### Written problem
Images should be left out, and everything else in the listing reproduced exactly.

### Recorded information

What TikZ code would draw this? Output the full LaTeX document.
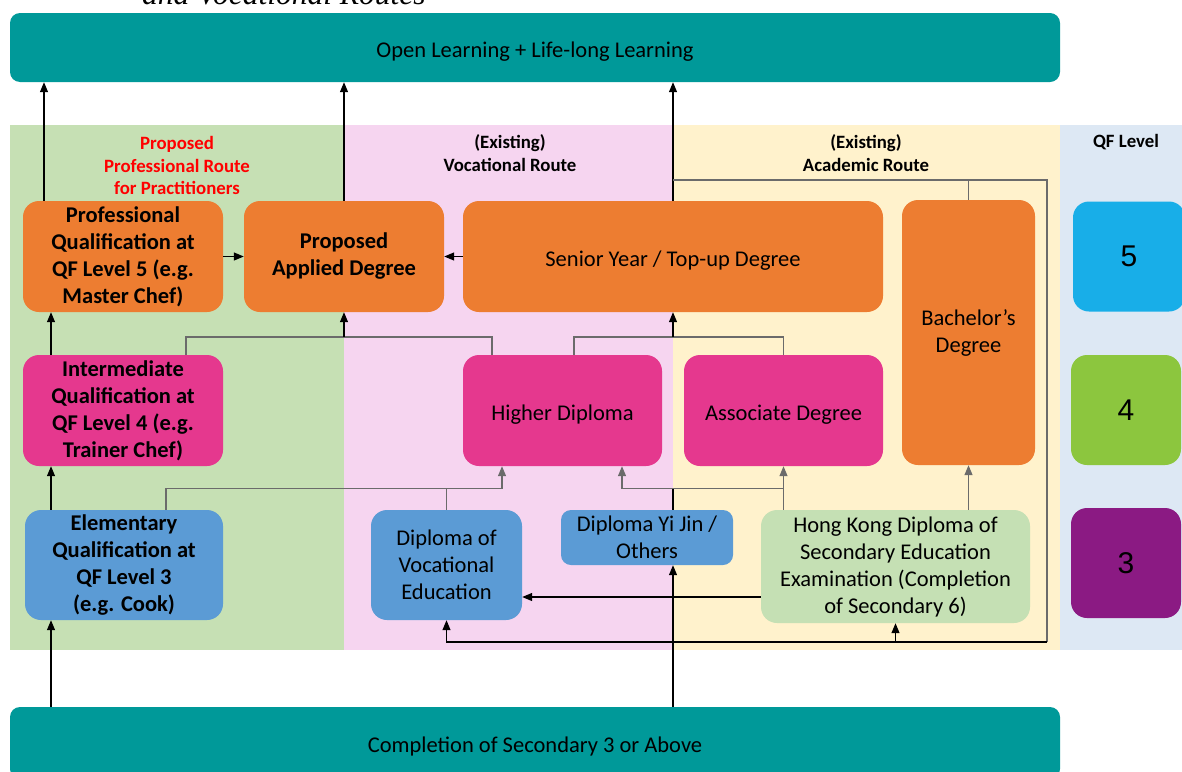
\documentclass[tikz,border=0pt]{standalone}
\usepackage{fontspec}
\setmainfont{Carlito}
\newfontfamily\numfont{Liberation Sans}
\newfontfamily\capserif{Liberation Serif}
\usetikzlibrary{arrows.meta}
\definecolor{tealbar}{HTML}{009999}
\definecolor{orng}{HTML}{ED7D31}
\definecolor{mgnt}{HTML}{E5388E}
\definecolor{blu}{HTML}{5B9BD5}
\definecolor{lgreen}{HTML}{C5E0B4}
\definecolor{pgreen}{HTML}{C6E0B4}
\definecolor{ppink}{HTML}{F6D5F0}
\definecolor{pyellow}{HTML}{FFF2CC}
\definecolor{pblue}{HTML}{DDE8F4}
\definecolor{qfive}{HTML}{18AEE8}
\definecolor{qfour}{HTML}{8CC63E}
\definecolor{qthree}{HTML}{8B1A83}
\definecolor{lnGray}{HTML}{6B6B6B}
\definecolor{redtxt}{HTML}{FF0000}
\newcommand{\lowr}{\rule{0pt}{23pt}}
\tikzset{
  bx/.style={rounded corners=16pt, inner sep=0pt, align=center, draw=none,
    font=\fontsize{22.5}{27}\selectfont, execute at begin node=\lowr},
  bxb/.style={bx, font=\bfseries\fontsize{22.5}{27}\selectfont},
  bar/.style={rounded corners=10pt, fill=tealbar, inner sep=0pt, font=\fontsize{22.5}{26}\selectfont,
    execute at begin node=\lowr},
  qf/.style={rounded corners=16pt, inner sep=0pt, minimum width=110pt, minimum height=110pt,
    font=\numfont\fontsize{30}{30}\selectfont},
  head/.style={align=center, font=\bfseries\fontsize{18.8}{22.5}\selectfont},
  ln/.style={line width=1.2pt, draw=black},
  lg/.style={line width=1.2pt, draw=lnGray},
  arr/.style={-{Triangle[length=10pt,width=8pt]}},
}
\begin{document}
\begin{tikzpicture}[x=1pt,y=-1pt]
\useasboundingbox (0,0) rectangle (1182,771);
% caption, cut off at the top edge as in the reference
\node[anchor=base west, inner sep=0pt, font=\capserif\itshape\fontsize{31.5}{31.5}\selectfont] (cap) at (142,5) {and Vocational Routes};
% panels
\fill[pgreen] (10,125) rectangle (344,650);
\fill[ppink] (344,125) rectangle (673,650);
\fill[pyellow] (673,125) rectangle (1060,650);
\fill[pblue] (1060,125) rectangle (1182,650);
% bars
\node[bar, minimum width=1050pt, minimum height=69pt] (ol) at (535,47.5) {Open Learning + Life-long Learning};
\node[bar, minimum width=1050pt, minimum height=72pt] (cs) at (535,743) {Completion of Secondary 3 or Above};
% headings
\node[head, text=redtxt] (hp) at (177,165.5) {Proposed\\Professional Route\\for Practitioners};
\node[head] (hv) at (510,153) {(Existing)\\Vocational Route};
\node[head] (ha) at (866,153) {(Existing)\\Academic Route};
\node[head] (hq) at (1126,142) {QF Level};
% boxes
\node[bxb, fill=orng, minimum width=200pt, minimum height=111pt] (pq) at (123,256.5) {Professional\\Qualification at\\QF Level 5 (e.g.\\Master Chef)};
\node[bxb, fill=orng, minimum width=200pt, minimum height=111pt] (pad) at (344,256.5) {Proposed\\Applied Degree};
\node[bx, fill=orng, minimum width=420pt, minimum height=111pt] (sy) at (673,256.5) {Senior Year / Top-up Degree};
\node[bx, fill=orng, minimum width=133pt, minimum height=265pt] (bd) at (968.5,332.5) {Bachelor's\\Degree};
\node[bxb, fill=mgnt, minimum width=200pt, minimum height=111pt] (iq) at (123,410.5) {Intermediate\\Qualification at\\QF Level 4 (e.g.\\Trainer Chef)};
\node[bx, fill=mgnt, minimum width=199pt, minimum height=111pt] (hd) at (562.5,410.5) {Higher Diploma};
\node[bx, fill=mgnt, minimum width=199pt, minimum height=111pt] (ad) at (783.5,410.5) {Associate Degree};
\node[bxb, fill=blu, minimum width=198pt, minimum height=110pt] (eq) at (124,565) {Elementary\\Qualification at\\QF Level 3\\(e.g. Cook)};
\node[bx, fill=blu, minimum width=151pt, minimum height=110pt] (dve) at (446.5,565) {Diploma of\\Vocational\\Education};
\node[bx, fill=blu, rounded corners=10pt, minimum width=172pt, minimum height=55pt] (yj) at (647,537.5) {Diploma Yi Jin /\\Others};
\node[bx, fill=lgreen, minimum width=269pt, minimum height=113pt] (hk) at (895.5,566.5) {Hong Kong Diploma of\\Secondary Education\\Examination (Completion\\of Secondary 6)};
% QF levels
\node[qf, fill=qfive, minimum width=112pt] (q5) at (1129,256.5) {5};
\node[qf, fill=qfour] (q4) at (1126,410) {4};
\node[qf, fill=qthree] (q3) at (1126,563) {3};
% helper coordinates
\coordinate (X44) at (44,0);
\coordinate (X51) at (51,0);
\coordinate (X166) at (166,0);
\coordinate (X186) at (186,0);
\coordinate (X492) at (492,0);
\coordinate (X502) at (502,0);
\coordinate (X574) at (574,0);
\coordinate (X622) at (622,0);
\coordinate (X673) at (673,0);
\coordinate (X1047) at (1047,0);
\coordinate (Y180) at (0,180);
\coordinate (Y337) at (0,337);
\coordinate (Y488) at (0,488.5);
\coordinate (Y597) at (0,597);
\coordinate (Y642) at (0,642);
% connectors to top bar
\draw[ln,arr] (pq.north -| X44) -- (ol.south -| X44);
\draw[ln,arr] (pad.north) -- (ol.south -| pad.north);
\draw[ln,arr] (sy.north) -- (ol.south -| sy.north);
% bachelor / loop
\draw[lg] (bd.north) -- (bd.north |- Y180);
\draw[lg] (sy.north |- Y180) -- (X1047 |- Y180) -- (X1047 |- Y642);
\draw[ln,arr] (X1047 |- Y642) -| (dve.south);
\draw[ln,arr] (hk.south |- Y642) -- (hk.south);
% level 5 row
\draw[ln,arr] (sy.west) -- (pad.east);
\draw[ln,arr] (pq.east) -- (pad.west);
% level 4 -> 5
\draw[ln,arr] (iq.north -| X51) -- (pq.south -| X51);
\draw[lg] (iq.north -| X186) |- (Y337 -| X492) -- (hd.north -| X492);
\draw[ln,arr] (pad.south |- Y337) -- (pad.south);
\draw[lg] (hd.north -| X574) |- (Y337 -| ad.north) -- (ad.north);
\draw[ln,arr] (sy.south |- Y337) -- (sy.south);
% level 3 -> 4
\draw[ln,arr] (eq.north -| X51) -- (iq.south -| X51);
\draw[lg] (eq.north -| X166) |- (Y488 -| X502);
\draw[lg,arr] (Y488 -| X502) -- (hd.south -| X502);
\draw[lg] (dve.north) -- (dve.north |- Y488);
\draw[lg] (hk.north -| ad.south) |- (Y488 -| X622);
\draw[lg,arr] (Y488 -| X622) -- (hd.south -| X622);
\draw[lg,arr] (hk.north -| ad.south) -- (ad.south);
\draw[ln] (yj.north -| X673) -- (Y488 -| X673);
\draw[lg,arr] (hk.north -| bd.south) -- (bd.south);
\draw[ln,arr] (hk.west |- Y597) -- (dve.east |- Y597);
% from bottom bar
\draw[ln,arr] (cs.north -| X51) -- (eq.south -| X51);
\draw[ln,arr] (cs.north -| X673) -- (yj.south -| X673);
\end{tikzpicture}
\end{document}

### The reply
What TikZ code would draw this? Output the full LaTeX document.
\documentclass[tikz,border=0pt]{standalone}
\usepackage{fontspec}
\setmainfont{Carlito}
\newfontfamily\numfont{Liberation Sans}
\newfontfamily\capserif{Liberation Serif}
\usetikzlibrary{arrows.meta}
\definecolor{tealbar}{HTML}{009999}
\definecolor{orng}{HTML}{ED7D31}
\definecolor{mgnt}{HTML}{E5388E}
\definecolor{blu}{HTML}{5B9BD5}
\definecolor{lgreen}{HTML}{C5E0B4}
\definecolor{pgreen}{HTML}{C6E0B4}
\definecolor{ppink}{HTML}{F6D5F0}
\definecolor{pyellow}{HTML}{FFF2CC}
\definecolor{pblue}{HTML}{DDE8F4}
\definecolor{qfive}{HTML}{18AEE8}
\definecolor{qfour}{HTML}{8CC63E}
\definecolor{qthree}{HTML}{8B1A83}
\definecolor{lnGray}{HTML}{6B6B6B}
\definecolor{redtxt}{HTML}{FF0000}
\newcommand{\lowr}{\rule{0pt}{23pt}}
\tikzset{
  bx/.style={rounded corners=16pt, inner sep=0pt, align=center, draw=none,
    font=\fontsize{22.5}{27}\selectfont, execute at begin node=\lowr},
  bxb/.style={bx, font=\bfseries\fontsize{22.5}{27}\selectfont},
  bar/.style={rounded corners=10pt, fill=tealbar, inner sep=0pt, font=\fontsize{22.5}{26}\selectfont,
    execute at begin node=\lowr},
  qf/.style={rounded corners=16pt, inner sep=0pt, minimum width=110pt, minimum height=110pt,
    font=\numfont\fontsize{30}{30}\selectfont},
  head/.style={align=center, font=\bfseries\fontsize{18.8}{22.5}\selectfont},
  ln/.style={line width=1.2pt, draw=black},
  lg/.style={line width=1.2pt, draw=lnGray},
  arr/.style={-{Triangle[length=10pt,width=8pt]}},
}
\begin{document}
\begin{tikzpicture}[x=1pt,y=-1pt]
\useasboundingbox (0,0) rectangle (1182,771);
% caption, cut off at the top edge as in the reference
\node[anchor=base west, inner sep=0pt, font=\capserif\itshape\fontsize{31.5}{31.5}\selectfont] (cap) at (142,5) {and Vocational Routes};
% panels
\fill[pgreen] (10,125) rectangle (344,650);
\fill[ppink] (344,125) rectangle (673,650);
\fill[pyellow] (673,125) rectangle (1060,650);
\fill[pblue] (1060,125) rectangle (1182,650);
% bars
\node[bar, minimum width=1050pt, minimum height=69pt] (ol) at (535,47.5) {Open Learning + Life-long Learning};
\node[bar, minimum width=1050pt, minimum height=72pt] (cs) at (535,743) {Completion of Secondary 3 or Above};
% headings
\node[head, text=redtxt] (hp) at (177,165.5) {Proposed\\Professional Route\\for Practitioners};
\node[head] (hv) at (510,153) {(Existing)\\Vocational Route};
\node[head] (ha) at (866,153) {(Existing)\\Academic Route};
\node[head] (hq) at (1126,142) {QF Level};
% boxes
\node[bxb, fill=orng, minimum width=200pt, minimum height=111pt] (pq) at (123,256.5) {Professional\\Qualification at\\QF Level 5 (e.g.\\Master Chef)};
\node[bxb, fill=orng, minimum width=200pt, minimum height=111pt] (pad) at (344,256.5) {Proposed\\Applied Degree};
\node[bx, fill=orng, minimum width=420pt, minimum height=111pt] (sy) at (673,256.5) {Senior Year / Top-up Degree};
\node[bx, fill=orng, minimum width=133pt, minimum height=265pt] (bd) at (968.5,332.5) {Bachelor's\\Degree};
\node[bxb, fill=mgnt, minimum width=200pt, minimum height=111pt] (iq) at (123,410.5) {Intermediate\\Qualification at\\QF Level 4 (e.g.\\Trainer Chef)};
\node[bx, fill=mgnt, minimum width=199pt, minimum height=111pt] (hd) at (562.5,410.5) {Higher Diploma};
\node[bx, fill=mgnt, minimum width=199pt, minimum height=111pt] (ad) at (783.5,410.5) {Associate Degree};
\node[bxb, fill=blu, minimum width=198pt, minimum height=110pt] (eq) at (124,565) {Elementary\\Qualification at\\QF Level 3\\(e.g. Cook)};
\node[bx, fill=blu, minimum width=151pt, minimum height=110pt] (dve) at (446.5,565) {Diploma of\\Vocational\\Education};
\node[bx, fill=blu, rounded corners=10pt, minimum width=172pt, minimum height=55pt] (yj) at (647,537.5) {Diploma Yi Jin /\\Others};
\node[bx, fill=lgreen, minimum width=269pt, minimum height=113pt] (hk) at (895.5,566.5) {Hong Kong Diploma of\\Secondary Education\\Examination (Completion\\of Secondary 6)};
% QF levels
\node[qf, fill=qfive, minimum width=112pt] (q5) at (1129,256.5) {5};
\node[qf, fill=qfour] (q4) at (1126,410) {4};
\node[qf, fill=qthree] (q3) at (1126,563) {3};
% helper coordinates
\coordinate (X44) at (44,0);
\coordinate (X51) at (51,0);
\coordinate (X166) at (166,0);
\coordinate (X186) at (186,0);
\coordinate (X492) at (492,0);
\coordinate (X502) at (502,0);
\coordinate (X574) at (574,0);
\coordinate (X622) at (622,0);
\coordinate (X673) at (673,0);
\coordinate (X1047) at (1047,0);
\coordinate (Y180) at (0,180);
\coordinate (Y337) at (0,337);
\coordinate (Y488) at (0,488.5);
\coordinate (Y597) at (0,597);
\coordinate (Y642) at (0,642);
% connectors to top bar
\draw[ln,arr] (pq.north -| X44) -- (ol.south -| X44);
\draw[ln,arr] (pad.north) -- (ol.south -| pad.north);
\draw[ln,arr] (sy.north) -- (ol.south -| sy.north);
% bachelor / loop
\draw[lg] (bd.north) -- (bd.north |- Y180);
\draw[lg] (sy.north |- Y180) -- (X1047 |- Y180) -- (X1047 |- Y642);
\draw[ln,arr] (X1047 |- Y642) -| (dve.south);
\draw[ln,arr] (hk.south |- Y642) -- (hk.south);
% level 5 row
\draw[ln,arr] (sy.west) -- (pad.east);
\draw[ln,arr] (pq.east) -- (pad.west);
% level 4 -> 5
\draw[ln,arr] (iq.north -| X51) -- (pq.south -| X51);
\draw[lg] (iq.north -| X186) |- (Y337 -| X492) -- (hd.north -| X492);
\draw[ln,arr] (pad.south |- Y337) -- (pad.south);
\draw[lg] (hd.north -| X574) |- (Y337 -| ad.north) -- (ad.north);
\draw[ln,arr] (sy.south |- Y337) -- (sy.south);
% level 3 -> 4
\draw[ln,arr] (eq.north -| X51) -- (iq.south -| X51);
\draw[lg] (eq.north -| X166) |- (Y488 -| X502);
\draw[lg,arr] (Y488 -| X502) -- (hd.south -| X502);
\draw[lg] (dve.north) -- (dve.north |- Y488);
\draw[lg] (hk.north -| ad.south) |- (Y488 -| X622);
\draw[lg,arr] (Y488 -| X622) -- (hd.south -| X622);
\draw[lg,arr] (hk.north -| ad.south) -- (ad.south);
\draw[ln] (yj.north -| X673) -- (Y488 -| X673);
\draw[lg,arr] (hk.north -| bd.south) -- (bd.south);
\draw[ln,arr] (hk.west |- Y597) -- (dve.east |- Y597);
% from bottom bar
\draw[ln,arr] (cs.north -| X51) -- (eq.south -| X51);
\draw[ln,arr] (cs.north -| X673) -- (yj.south -| X673);
\end{tikzpicture}
\end{document}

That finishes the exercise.